Saturday, March 31, 2012

Groupama First Boat To The Horn - Volvo Ocean Race Update

Cape Horn - Groupama were the first team to round Cape Horn on Friday, passing the mythical maritime milestone at 1255 GMT in what was an emotional moment for the crew.
Photo: Yann Riou/Groupama Sailing Team/Volvo Ocean Race
"Passing Cape Horn is a huge relief for us," Groupama skipper Franck Cammas said after 12 days of hugely demanding sailing since the fleet left Auckland.

"It feels like we're leaving the main risks behind us considering what's happened to the other boats. We're proud to be the first ones to pass. It's a big moment for the crew."

Groupama were followed round at 1352 by PUMA Ocean Racing powered by BERG with all the sailors up on deck in preparation for a celebration.

The pair now face a tactical battle over the remaining 2,000 nm through the South Atlantic to the Leg 5 finish in Itajaí, Brazil. Groupama and PUMA’s crossing into the Atlantic was in contrast to the other boats, three of which face upcoming repairs due to structural damage, and a fourth which is on a commercial ship headed to the United States.

MASSIVE WAVES TAKE TOLL ON FLEET

Southern Ocean – The fleet of boats in the Volvo Ocean Race 2011-12 have taken a beating just over 10 days after leaving Auckland, New Zealand for Leg 5 of the Volvo Ocean Race 2011-12.

Massive 10-meter waves and powerful winds as high as 40 and 50 knots in the Southern Ocean have wreaked havoc on the fleet, breaking one team’s rudder, causing de-lamination to hulls and structural damage to several boats.

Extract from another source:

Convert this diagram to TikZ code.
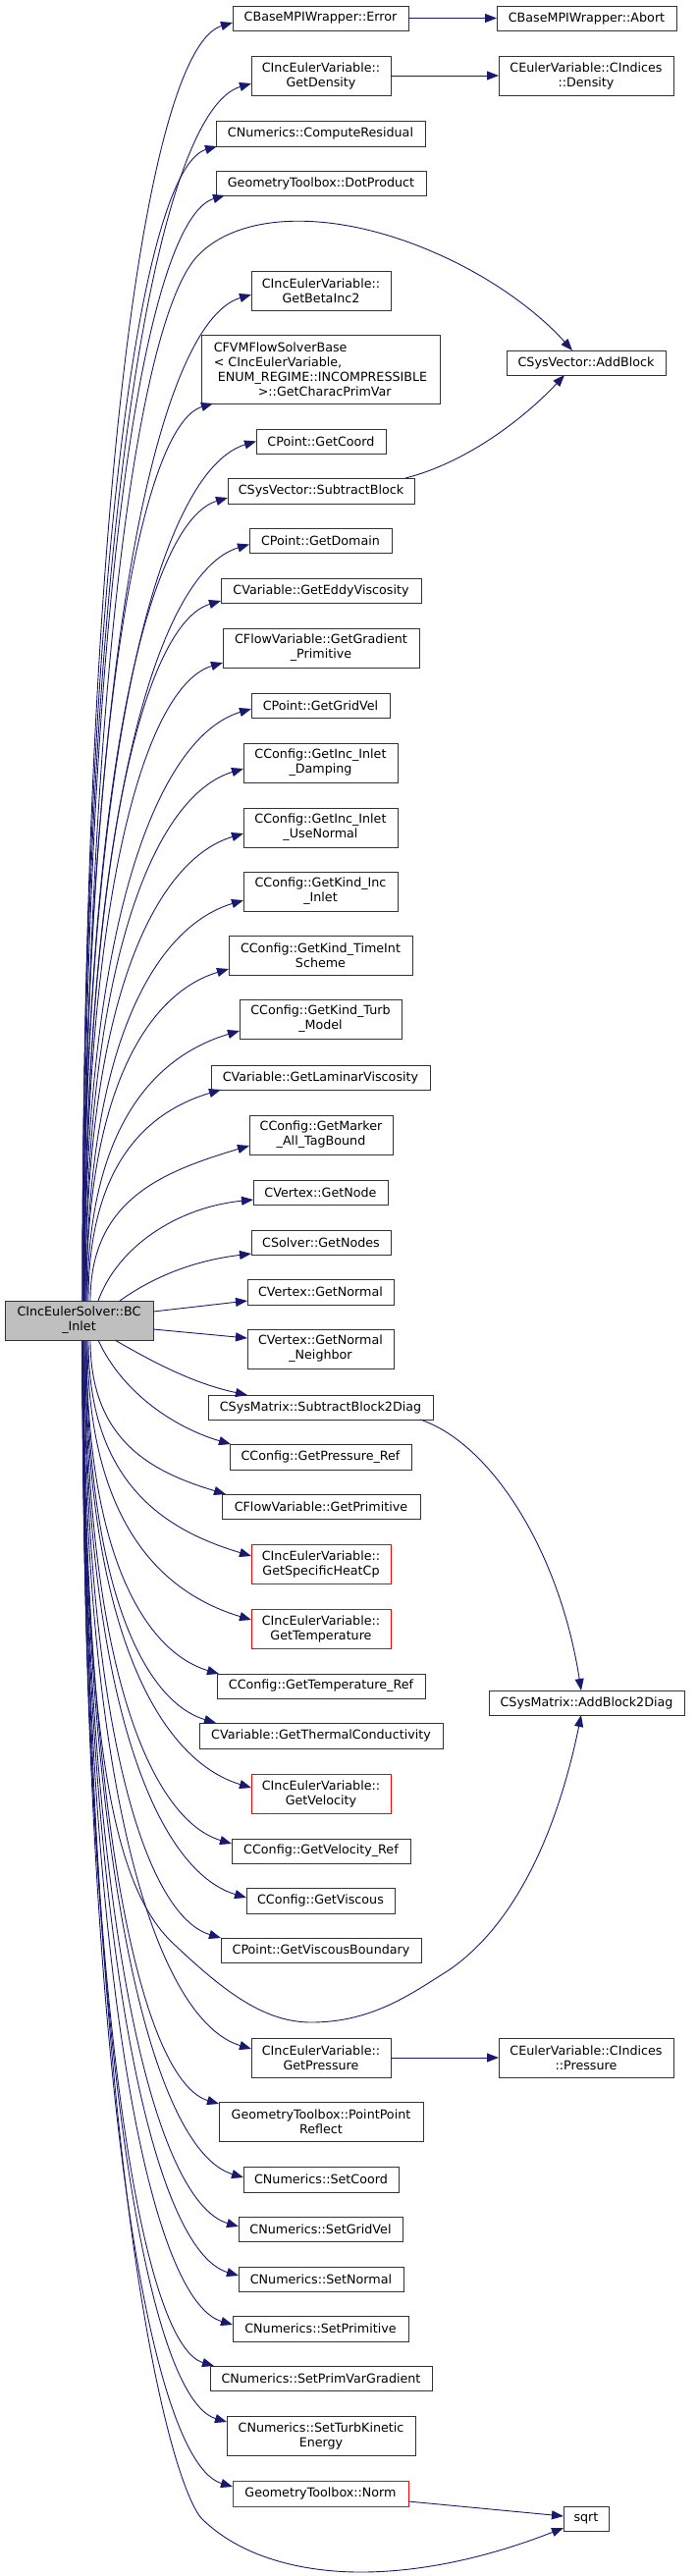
\documentclass[tikz,border=0pt]{standalone}
\usepackage{fontspec}
\setmainfont{DejaVu Sans}
\usetikzlibrary{arrows.meta,calc}
\definecolor{edgec}{HTML}{191970}
\definecolor{bordc}{HTML}{333333}
\newcommand\bx[7][box]{\node[#1, minimum width={#5-#3}, minimum height={#6-#4}] (#2) at ({(#3+#5)/2},{(#4+#6)/2}) {#7};}
\newcommand\eup[2]{\draw[edge] let \p0=(main.north), \p1=#2 in (#1pt,\y0) .. controls (#1pt,{\y1+0.35*(\y0-\y1)}) and ({#1pt+0.45*(\x1-#1pt)},{\y1-0.165*(\x1-#1pt)}) .. (\p1);}
\newcommand\edn[2]{\draw[edge] let \p0=(main.south), \p1=#2 in (#1pt,\y0) .. controls (#1pt,{\y1+0.35*(\y0-\y1)}) and ({#1pt+0.45*(\x1-#1pt)},{\y1+0.165*(\x1-#1pt)}) .. (\p1);}
\begin{document}
\begin{tikzpicture}[x=1pt,y=-1pt,
  box/.style={draw=bordc, line width=1pt, fill=white, inner sep=0pt, outer sep=0pt, align=center, font=\fontsize{12.7}{15}\selectfont},
  redbox/.style={box, draw=red},
  mainbox/.style={box, fill=gray!50},
  edge/.style={draw=edgec, line width=0.9pt, -{Triangle[length=12pt,width=9pt]}}]
\fill[white] (0,0) rectangle (711,2624);
\useasboundingbox (0,0) rectangle (711,2624);
% nodes
\bx[mainbox]{main}{5}{1325}{156}{1365}{CIncEulerSolver::BC\\\_Inlet}
\bx{err}{237}{6}{416}{31}{CBaseMPIWrapper::Error}
\bx{abort}{506}{6}{689}{31}{CBaseMPIWrapper::Abort}
\bx{dens}{256}{57}{398}{97}{CIncEulerVariable::\\GetDensity}
\bx{cdens}{508}{57}{686}{97}{CEulerVariable::CIndices\\::Density}
\bx{compres}{220}{123}{433}{149}{CNumerics::ComputeResidual}
\bx{dot}{220}{174}{434}{199}{GeometryToolbox::DotProduct}
\bx{beta}{256}{276}{398}{316}{CIncEulerVariable::\\GetBetaInc2}
\node[box, align=left, minimum width=243pt, minimum height=70pt] (fvm) at (326.5,376) {CFVMFlowSolverBase\\< CIncEulerVariable,\\\hspace*{4pt}ENUM\_REGIME::INCOMPRESSIBLE\\\hspace*{45pt}>::GetCharacPrimVar};
\bx{addblock}{516}{357}{678}{382}{CSysVector::AddBlock}
\bx{coord}{261}{437}{393}{462}{CPoint::GetCoord}
\bx{subblock}{232}{487}{422}{513}{CSysVector::SubtractBlock}
\bx{domain}{254}{538}{399}{563}{CPoint::GetDomain}
\bx{eddy}{225}{589}{429}{614}{CVariable::GetEddyViscosity}
\bx{gradprim}{227}{640}{427}{680}{CFlowVariable::GetGradient\\\_Primitive}
\bx{gridvel}{256}{706}{397}{731}{CPoint::GetGridVel}
\bx{damping}{248}{757}{405}{797}{CConfig::GetInc\_Inlet\\\_Damping}
\bx{usenormal}{248}{823}{405}{863}{CConfig::GetInc\_Inlet\\\_UseNormal}
\bx{kindinc}{248}{888}{405}{928}{CConfig::GetKind\_Inc\\\_Inlet}
\bx{timeint}{233}{953}{420}{993}{CConfig::GetKind\_TimeInt\\Scheme}
\bx{turb}{244}{1018}{409}{1058}{CConfig::GetKind\_Turb\\\_Model}
\bx{lamvisc}{215}{1085}{438}{1110}{CVariable::GetLaminarViscosity}
\bx{tag}{254}{1136}{400}{1176}{CConfig::GetMarker\\\_All\_TagBound}
\bx{getnode}{258}{1202}{395}{1227}{CVertex::GetNode}
\bx{getnodes}{256}{1253}{398}{1278}{CSolver::GetNodes}
\bx{normal}{252}{1303}{401}{1329}{CVertex::GetNormal}
\bx{neighbor}{252}{1354}{401}{1394}{CVertex::GetNormal\\\_Neighbor}
\bx{subdiag}{212}{1421}{441}{1446}{CSysMatrix::SubtractBlock2Diag}
\bx{pref}{234}{1471}{419}{1497}{CConfig::GetPressure\_Ref}
\bx{prim}{226}{1522}{428}{1547}{CFlowVariable::GetPrimitive}
\bx[redbox]{cp}{256}{1573}{398}{1613}{CIncEulerVariable::\\GetSpecificHeatCp}
\bx[redbox]{temp}{256}{1639}{398}{1679}{CIncEulerVariable::\\GetTemperature}
\bx{tref}{221}{1705}{433}{1730}{CConfig::GetTemperature\_Ref}
\bx{adddiag}{498}{1722}{697}{1747}{CSysMatrix::AddBlock2Diag}
\bx{thermal}{203}{1755}{451}{1781}{CVariable::GetThermalConductivity}
\bx[redbox]{vel}{256}{1807}{398}{1847}{CIncEulerVariable::\\GetVelocity}
\bx{vref}{236}{1873}{418}{1898}{CConfig::GetVelocity\_Ref}
\bx{viscous}{251}{1923}{402}{1949}{CConfig::GetViscous}
\bx{viscb}{225}{1974}{429}{1999}{CPoint::GetViscousBoundary}
\bx{press}{256}{2076}{398}{2116}{CIncEulerVariable::\\GetPressure}
\bx{cpress}{508}{2076}{686}{2116}{CEulerVariable::CIndices\\::Pressure}
\bx{ppr}{223}{2141}{431}{2181}{GeometryToolbox::PointPoint\\Reflect}
\bx{setcoord}{248}{2207}{406}{2233}{CNumerics::SetCoord}
\bx{setgv}{243}{2258}{410}{2283}{CNumerics::SetGridVel}
\bx{setnormal}{243}{2309}{411}{2334}{CNumerics::SetNormal}
\bx{setprim}{237}{2359}{416}{2385}{CNumerics::SetPrimitive}
\bx{setpvg}{214}{2410}{440}{2435}{CNumerics::SetPrimVarGradient}
\bx{setturb}{231}{2461}{423}{2501}{CNumerics::SetTurbKinetic\\Energy}
\bx[redbox]{norm}{237}{2527}{416}{2553}{GeometryToolbox::Norm}
\bx{sqrt}{574}{2553}{620}{2578}{sqrt}
% edges upward
\eup{84}{([yshift=-4.5pt]err.west)}
\eup{84}{([yshift=-8pt]dens.west)}
\eup{84}{([xshift=1pt]compres.south west)}
\eup{85}{([xshift=9pt]dot.south west)}
\eup{85}{([yshift=-4pt]beta.west)}
\eup{85}{([xshift=12pt]fvm.south west)}
\eup{85}{(coord.west)}
\eup{85}{([yshift=-7pt]subblock.west)}
\eup{86}{([yshift=-4pt]domain.west)}
\eup{86}{([yshift=2pt]eddy.south west)}
\eup{86}{([yshift=5pt]gradprim.south west)}
\eup{86}{([yshift=-3.5pt]gridvel.west)}
\eup{87}{([yshift=-6pt]damping.west)}
\eup{87}{([yshift=-6pt]usenormal.west)}
\eup{88}{([yshift=-9pt]kindinc.west)}
\eup{88}{([yshift=6pt]timeint.south west)}
\eup{89}{([yshift=8pt]turb.south west)}
\eup{90}{([xshift=10pt]lamvisc.south west)}
\eup{92}{([yshift=-11pt]tag.west)}
\draw[edge] ([xshift=95pt]main.north west) .. controls (120,1270) and (180,1230) .. ([yshift=-7.5pt]getnode.west);
\draw[edge] ([xshift=117pt]main.north west) .. controls (150,1305) and (190,1285) .. ([yshift=1pt]getnodes.south west);
\draw[edge] ([yshift=9pt]main.east) -- ([yshift=4pt]normal.south west);
\draw[edge] ([yshift=-9pt]main.east) -- ([yshift=-9pt]neighbor.north west);
% edges downward
\draw[edge] ([xshift=112pt]main.south west) .. controls (160,1390) and (200,1410) .. ([xshift=40pt]subdiag.north west);
\draw[edge] ([xshift=95pt]main.south west) .. controls (125,1420) and (180,1455) .. ([xshift=1pt]pref.north west);
\edn{92}{([xshift=4pt]prim.north west)}
\edn{90}{([yshift=8pt]cp.west)}
\edn{89}{([yshift=9pt]temp.west)}
\edn{88}{([xshift=2pt]tref.north west)}
\edn{88}{([xshift=17pt]thermal.north west)}
\edn{87}{([yshift=6pt]vel.west)}
\edn{87}{([yshift=-5pt]vref.north west)}
\edn{86}{([yshift=3pt]viscous.west)}
\edn{86}{(viscb.north west)}
\edn{85}{([yshift=9pt]press.west)}
\edn{85}{([yshift=-2pt]ppr.north west)}
\edn{84}{([yshift=2pt]setcoord.west)}
\edn{84}{([yshift=2.5pt]setgv.west)}
\edn{84}{([yshift=3.5pt]setnormal.west)}
\edn{84}{([yshift=4pt]setprim.west)}
\edn{84}{([xshift=4pt]setpvg.north west)}
\edn{84}{([yshift=-6pt]setturb.north west)}
\edn{84}{([yshift=7pt]norm.west)}
% long special edges
\draw[edge] ([xshift=80pt]main.north west) .. controls (88,700) and (140,330) .. (200,262) .. controls (240,218) and (330,212) .. (430,252) .. controls (500,280) and (550,320) .. ([xshift=-14pt]addblock.north);
\draw[edge] ([xshift=80pt]main.south west) .. controls (85,1800) and (120,1930) .. (180,1983) .. controls (230,2030) and (270,2060) .. (317,2060) .. controls (380,2060) and (420,2030) .. (457,2007) .. controls (540,1950) and (575,1830) .. ([xshift=-5.5pt]adddiag.south);
\draw[edge] ([xshift=79pt]main.south west) .. controls (90,2250) and (175,2530) .. (205,2565) .. controls (250,2610) and (320,2620) .. (367,2620) .. controls (440,2620) and (510,2600) .. ([yshift=-9.5pt]sqrt.west);
% secondary edges
\draw[edge] (err.east) -- (abort.west);
\draw[edge] (dens.east) -- (cdens.west);
\draw[edge] (press.east) -- (cpress.west);
\draw[edge] ([yshift=-8pt]norm.east) -- ([yshift=2.5pt]sqrt.west);
\draw[edge] ([xshift=-9pt]subblock.north east) .. controls (480,470) and (540,420) .. ([xshift=-22pt]addblock.south);
\draw[edge] ([xshift=-13pt]subdiag.south east) .. controls (500,1470) and (570,1580) .. ([xshift=-5.5pt]adddiag.north);
\end{tikzpicture}
\end{document}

Four boats in the fleet of the Volvo Ocean Race 2011-12 have had to initiate repairs on their boats out at sea. One of them, Chinese-entry Team Sanya, has already returned to New Zealand, where the boat is being shipped to the United States with plans to restart the race from Miami for Leg 7 in May.

Overall race leaders Team Telefónica, currently in third position, announced that they will need to make a pit-stop in Ushaia, Argentina, for repairs before continuing on to Itajaí, Brazil.

CAMPER with Emirates Team New Zealand, currently third in the overall standings, have slowed their boat speed and are headed for Chile, where they will stop in Puerto Montt to fix structural damage.

Fifth-place Abu Dhabi Ocean Racing was forced to carry out considerable repairs out at sea on Friday due to hull delamination and are currently assessing their options.

Meanwhile, current Leg 5 leaders Groupama sailing team and PUMA Ocean Racing powered by Berg are steadily making their way towards Cape Horn – the only two teams yet to suffer serious damage on this 6,700 nautical mile leg from Auckland to Itajaí.

Boats have been blasted by big sweels and sailors swept across the decks in some of the most difficult conditions faced so far in this 11th edition of the race.

Leg 5 was expected to take around 18 days to complete with teams scheduled to arrive April 4 into Brazil. The new arrival date for the top two, Groupama and Puma, is estimated for April 6.

REPAIR JOB KEEPS ABU DHABI IN BUSINESS

Southern Ocean – Abu Dhabi Ocean Racing pulled off a heroic repair operation in the depths of the Southern Ocean after discovering delamination in their hull.

Skipper Ian Walker supervised an incredible five-hour job that saw 30 bolts screwed through the hull of Abu Dhabi’s boat Azzam (which means 'determination' in Arabic) to prevent further damage.

In order to carry out the repair, the crew had to slow the boat to a standstill and tilt it onto its side in heavy weather so bowman Justin Slattery, lowered overboard secured to a rope and in full safety gear, could tighten the bolts on the outside of the hull.

Inside the hull, boat captain Wade Morgan and watch leader Craig Satterthwaite braced the damaged section with parts ripped from the boats bunks, stacking system and lockers.

“We’ve basically joined the skins back together with a mechanical fixing,” Walker said.

“At the moment it’s been much improved, we’ve got much less noise and it seems fairly strong. We’re still taking it quite easy right now.”

The damage was discovered in darkness, so the crew waited for daylight to effect repairs.

It’s the second major repair the Abu Dhabi crew have had to carry out in Leg 5 from Auckland, New Zealand, to Itajaí, Brazil.

The team chose to return to Auckland within hours of starting the leg to repair structural damage to a bulkhead in the bow. Walker said he was in talks with his team about how to progress, and that all options were open.

“The message is we’re in good shape,” he said.

“Right now we’re sailing with two people on deck, everyone else is down below resting. We’re making good progress towards the Chilean coast at the moment, north east away from the worst of the incoming weather.”